Begin Input records
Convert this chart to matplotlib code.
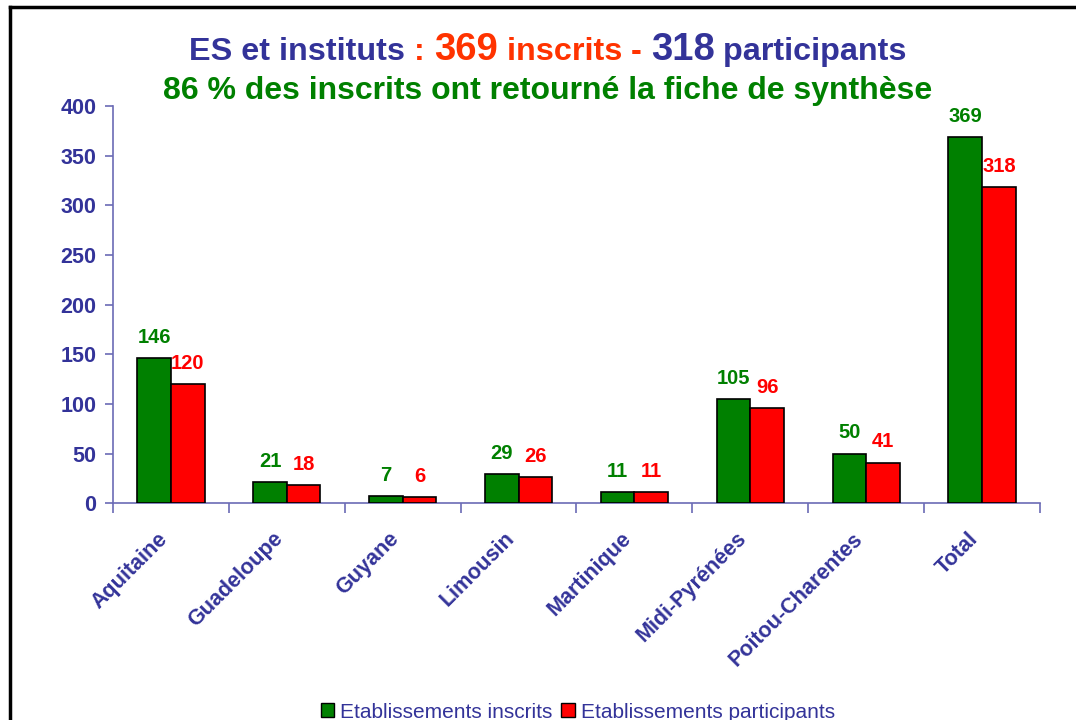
End Input records
Begin Input records
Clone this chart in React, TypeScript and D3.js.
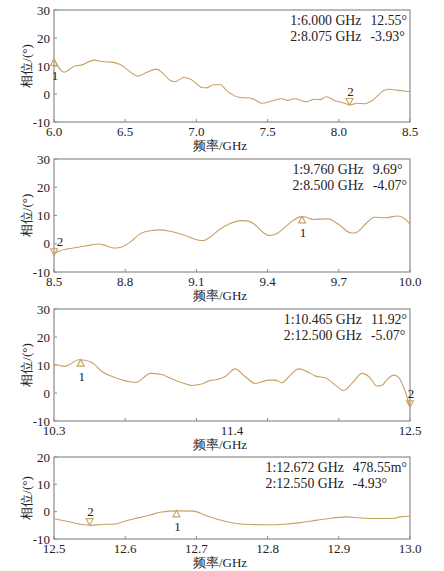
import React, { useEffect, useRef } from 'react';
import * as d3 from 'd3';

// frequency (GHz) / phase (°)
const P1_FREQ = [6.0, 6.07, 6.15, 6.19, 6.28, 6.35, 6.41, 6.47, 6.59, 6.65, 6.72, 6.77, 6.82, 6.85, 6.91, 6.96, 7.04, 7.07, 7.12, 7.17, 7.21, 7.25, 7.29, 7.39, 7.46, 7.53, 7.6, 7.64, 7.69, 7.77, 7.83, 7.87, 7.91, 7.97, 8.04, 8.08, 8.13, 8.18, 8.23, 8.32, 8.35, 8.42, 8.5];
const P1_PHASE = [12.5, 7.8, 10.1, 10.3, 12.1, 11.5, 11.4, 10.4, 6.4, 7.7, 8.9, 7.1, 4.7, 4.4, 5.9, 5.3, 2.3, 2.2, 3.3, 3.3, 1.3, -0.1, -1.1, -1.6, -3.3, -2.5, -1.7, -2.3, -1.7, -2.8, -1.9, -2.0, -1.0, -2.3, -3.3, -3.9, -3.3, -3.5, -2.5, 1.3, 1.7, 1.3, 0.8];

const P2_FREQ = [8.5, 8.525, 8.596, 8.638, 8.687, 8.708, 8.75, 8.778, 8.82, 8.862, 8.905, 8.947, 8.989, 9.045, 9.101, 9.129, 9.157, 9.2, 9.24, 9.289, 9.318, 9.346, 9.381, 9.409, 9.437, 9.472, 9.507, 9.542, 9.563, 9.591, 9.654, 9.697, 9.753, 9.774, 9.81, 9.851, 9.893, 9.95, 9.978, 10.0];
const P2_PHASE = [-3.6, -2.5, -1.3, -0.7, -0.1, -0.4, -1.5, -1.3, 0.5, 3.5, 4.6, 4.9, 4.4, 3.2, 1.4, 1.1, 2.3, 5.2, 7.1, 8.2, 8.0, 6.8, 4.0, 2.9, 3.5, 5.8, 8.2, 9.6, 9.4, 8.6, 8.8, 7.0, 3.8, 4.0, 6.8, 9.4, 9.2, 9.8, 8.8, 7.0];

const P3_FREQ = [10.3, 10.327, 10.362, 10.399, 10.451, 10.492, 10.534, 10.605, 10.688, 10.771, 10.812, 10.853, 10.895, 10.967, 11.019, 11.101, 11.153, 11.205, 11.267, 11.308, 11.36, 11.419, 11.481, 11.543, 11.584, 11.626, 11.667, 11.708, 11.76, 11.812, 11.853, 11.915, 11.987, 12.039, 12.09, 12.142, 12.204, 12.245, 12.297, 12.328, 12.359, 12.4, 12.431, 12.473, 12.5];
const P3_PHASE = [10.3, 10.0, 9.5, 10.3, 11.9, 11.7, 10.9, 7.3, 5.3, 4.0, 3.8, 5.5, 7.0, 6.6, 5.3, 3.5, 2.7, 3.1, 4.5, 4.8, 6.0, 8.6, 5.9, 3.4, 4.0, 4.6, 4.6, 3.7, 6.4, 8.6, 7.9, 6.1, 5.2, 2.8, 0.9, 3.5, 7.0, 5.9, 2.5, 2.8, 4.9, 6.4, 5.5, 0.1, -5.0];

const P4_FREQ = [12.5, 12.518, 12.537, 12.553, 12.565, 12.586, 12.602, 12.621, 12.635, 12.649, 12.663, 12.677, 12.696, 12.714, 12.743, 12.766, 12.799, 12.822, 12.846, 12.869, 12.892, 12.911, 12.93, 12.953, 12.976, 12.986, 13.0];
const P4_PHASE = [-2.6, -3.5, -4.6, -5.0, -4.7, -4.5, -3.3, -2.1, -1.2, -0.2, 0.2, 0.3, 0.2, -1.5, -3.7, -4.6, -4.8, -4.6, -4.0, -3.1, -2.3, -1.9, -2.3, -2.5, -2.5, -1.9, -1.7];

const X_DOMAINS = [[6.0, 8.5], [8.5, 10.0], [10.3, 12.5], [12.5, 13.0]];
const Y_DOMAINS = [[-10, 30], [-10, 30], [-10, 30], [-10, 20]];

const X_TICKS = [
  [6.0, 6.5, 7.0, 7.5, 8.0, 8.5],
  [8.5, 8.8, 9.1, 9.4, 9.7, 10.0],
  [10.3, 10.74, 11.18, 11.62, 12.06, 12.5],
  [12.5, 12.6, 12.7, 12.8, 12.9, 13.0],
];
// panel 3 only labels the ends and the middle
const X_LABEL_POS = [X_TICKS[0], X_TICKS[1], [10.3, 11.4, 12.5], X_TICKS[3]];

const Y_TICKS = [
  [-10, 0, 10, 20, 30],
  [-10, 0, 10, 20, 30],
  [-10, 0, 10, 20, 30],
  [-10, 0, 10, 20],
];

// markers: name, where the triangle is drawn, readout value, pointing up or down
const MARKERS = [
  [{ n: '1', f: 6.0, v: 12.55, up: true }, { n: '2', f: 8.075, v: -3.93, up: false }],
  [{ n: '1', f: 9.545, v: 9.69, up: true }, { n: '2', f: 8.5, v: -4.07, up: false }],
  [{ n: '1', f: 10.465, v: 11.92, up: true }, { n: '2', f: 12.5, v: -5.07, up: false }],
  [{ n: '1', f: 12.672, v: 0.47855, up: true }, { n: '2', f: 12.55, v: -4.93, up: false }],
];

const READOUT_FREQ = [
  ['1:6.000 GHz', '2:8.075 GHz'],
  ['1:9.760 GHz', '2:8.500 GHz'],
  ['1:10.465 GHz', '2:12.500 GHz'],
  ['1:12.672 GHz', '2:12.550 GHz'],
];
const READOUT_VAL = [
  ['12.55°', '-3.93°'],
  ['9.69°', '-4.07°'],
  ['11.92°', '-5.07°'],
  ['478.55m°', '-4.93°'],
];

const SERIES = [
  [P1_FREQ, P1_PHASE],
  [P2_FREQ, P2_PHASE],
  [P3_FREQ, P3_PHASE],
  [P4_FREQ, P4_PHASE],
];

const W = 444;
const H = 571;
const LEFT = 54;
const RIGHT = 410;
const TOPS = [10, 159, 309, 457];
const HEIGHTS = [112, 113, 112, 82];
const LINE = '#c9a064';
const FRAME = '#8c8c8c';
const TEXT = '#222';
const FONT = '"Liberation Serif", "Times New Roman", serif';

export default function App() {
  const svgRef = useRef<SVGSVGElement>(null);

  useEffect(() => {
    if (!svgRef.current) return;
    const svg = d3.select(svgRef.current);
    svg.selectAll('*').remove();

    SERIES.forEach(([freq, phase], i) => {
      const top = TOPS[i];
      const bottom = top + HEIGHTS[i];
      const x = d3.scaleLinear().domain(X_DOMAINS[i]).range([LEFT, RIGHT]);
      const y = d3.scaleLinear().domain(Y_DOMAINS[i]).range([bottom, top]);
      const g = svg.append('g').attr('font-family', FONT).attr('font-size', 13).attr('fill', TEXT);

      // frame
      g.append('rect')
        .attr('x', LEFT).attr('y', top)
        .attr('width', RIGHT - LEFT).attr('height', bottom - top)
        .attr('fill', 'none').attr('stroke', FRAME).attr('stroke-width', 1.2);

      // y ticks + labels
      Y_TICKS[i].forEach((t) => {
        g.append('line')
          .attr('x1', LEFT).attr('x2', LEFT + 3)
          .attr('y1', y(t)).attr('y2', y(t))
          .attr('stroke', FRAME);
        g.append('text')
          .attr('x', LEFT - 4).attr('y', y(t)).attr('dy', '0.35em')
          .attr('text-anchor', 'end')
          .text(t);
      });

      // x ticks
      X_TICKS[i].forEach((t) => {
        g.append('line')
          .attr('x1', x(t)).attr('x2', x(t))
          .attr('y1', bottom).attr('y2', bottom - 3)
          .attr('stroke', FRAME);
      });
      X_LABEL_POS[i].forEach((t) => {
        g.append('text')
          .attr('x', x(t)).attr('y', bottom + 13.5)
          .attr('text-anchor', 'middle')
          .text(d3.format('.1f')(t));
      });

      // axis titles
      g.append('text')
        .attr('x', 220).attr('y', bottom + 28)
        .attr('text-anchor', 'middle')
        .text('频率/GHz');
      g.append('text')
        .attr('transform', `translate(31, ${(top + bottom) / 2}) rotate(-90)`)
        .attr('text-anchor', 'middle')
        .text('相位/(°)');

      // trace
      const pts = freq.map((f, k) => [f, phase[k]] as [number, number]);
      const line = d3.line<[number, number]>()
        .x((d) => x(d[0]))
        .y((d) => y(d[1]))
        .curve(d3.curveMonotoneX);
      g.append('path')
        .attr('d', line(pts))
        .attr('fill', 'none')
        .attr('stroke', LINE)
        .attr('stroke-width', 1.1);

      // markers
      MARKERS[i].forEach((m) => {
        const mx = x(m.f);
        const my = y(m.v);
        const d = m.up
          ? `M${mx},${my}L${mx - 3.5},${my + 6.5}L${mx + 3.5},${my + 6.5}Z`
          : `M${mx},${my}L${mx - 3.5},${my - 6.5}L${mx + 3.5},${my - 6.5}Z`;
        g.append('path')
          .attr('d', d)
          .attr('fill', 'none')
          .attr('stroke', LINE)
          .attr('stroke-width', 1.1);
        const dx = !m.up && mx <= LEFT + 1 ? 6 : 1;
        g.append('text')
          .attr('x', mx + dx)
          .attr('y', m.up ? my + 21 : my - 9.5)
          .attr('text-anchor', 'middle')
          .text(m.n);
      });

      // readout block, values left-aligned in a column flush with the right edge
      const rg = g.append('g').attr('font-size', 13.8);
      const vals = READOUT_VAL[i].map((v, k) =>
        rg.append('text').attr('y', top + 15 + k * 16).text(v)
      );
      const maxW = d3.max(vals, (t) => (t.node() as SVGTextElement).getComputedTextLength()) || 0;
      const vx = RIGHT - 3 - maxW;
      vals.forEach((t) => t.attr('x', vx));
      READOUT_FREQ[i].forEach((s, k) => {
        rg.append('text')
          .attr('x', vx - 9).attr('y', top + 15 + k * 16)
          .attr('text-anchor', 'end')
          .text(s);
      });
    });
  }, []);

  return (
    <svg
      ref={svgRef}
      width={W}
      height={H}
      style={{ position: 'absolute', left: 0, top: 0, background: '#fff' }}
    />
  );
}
End Input records
- Goal of the exercise: Could you quote, word for word, only the lines from the one containing "Clone this chart" through the one containing "1.7, 1.3, 0.8];", both included, and leave out any pictures?

- Solution for this problem:
Clone this chart in React, TypeScript and D3.js.
import React, { useEffect, useRef } from 'react';
import * as d3 from 'd3';

// frequency (GHz) / phase (°)
const P1_FREQ = [6.0, 6.07, 6.15, 6.19, 6.28, 6.35, 6.41, 6.47, 6.59, 6.65, 6.72, 6.77, 6.82, 6.85, 6.91, 6.96, 7.04, 7.07, 7.12, 7.17, 7.21, 7.25, 7.29, 7.39, 7.46, 7.53, 7.6, 7.64, 7.69, 7.77, 7.83, 7.87, 7.91, 7.97, 8.04, 8.08, 8.13, 8.18, 8.23, 8.32, 8.35, 8.42, 8.5];
const P1_PHASE = [12.5, 7.8, 10.1, 10.3, 12.1, 11.5, 11.4, 10.4, 6.4, 7.7, 8.9, 7.1, 4.7, 4.4, 5.9, 5.3, 2.3, 2.2, 3.3, 3.3, 1.3, -0.1, -1.1, -1.6, -3.3, -2.5, -1.7, -2.3, -1.7, -2.8, -1.9, -2.0, -1.0, -2.3, -3.3, -3.9, -3.3, -3.5, -2.5, 1.3, 1.7, 1.3, 0.8];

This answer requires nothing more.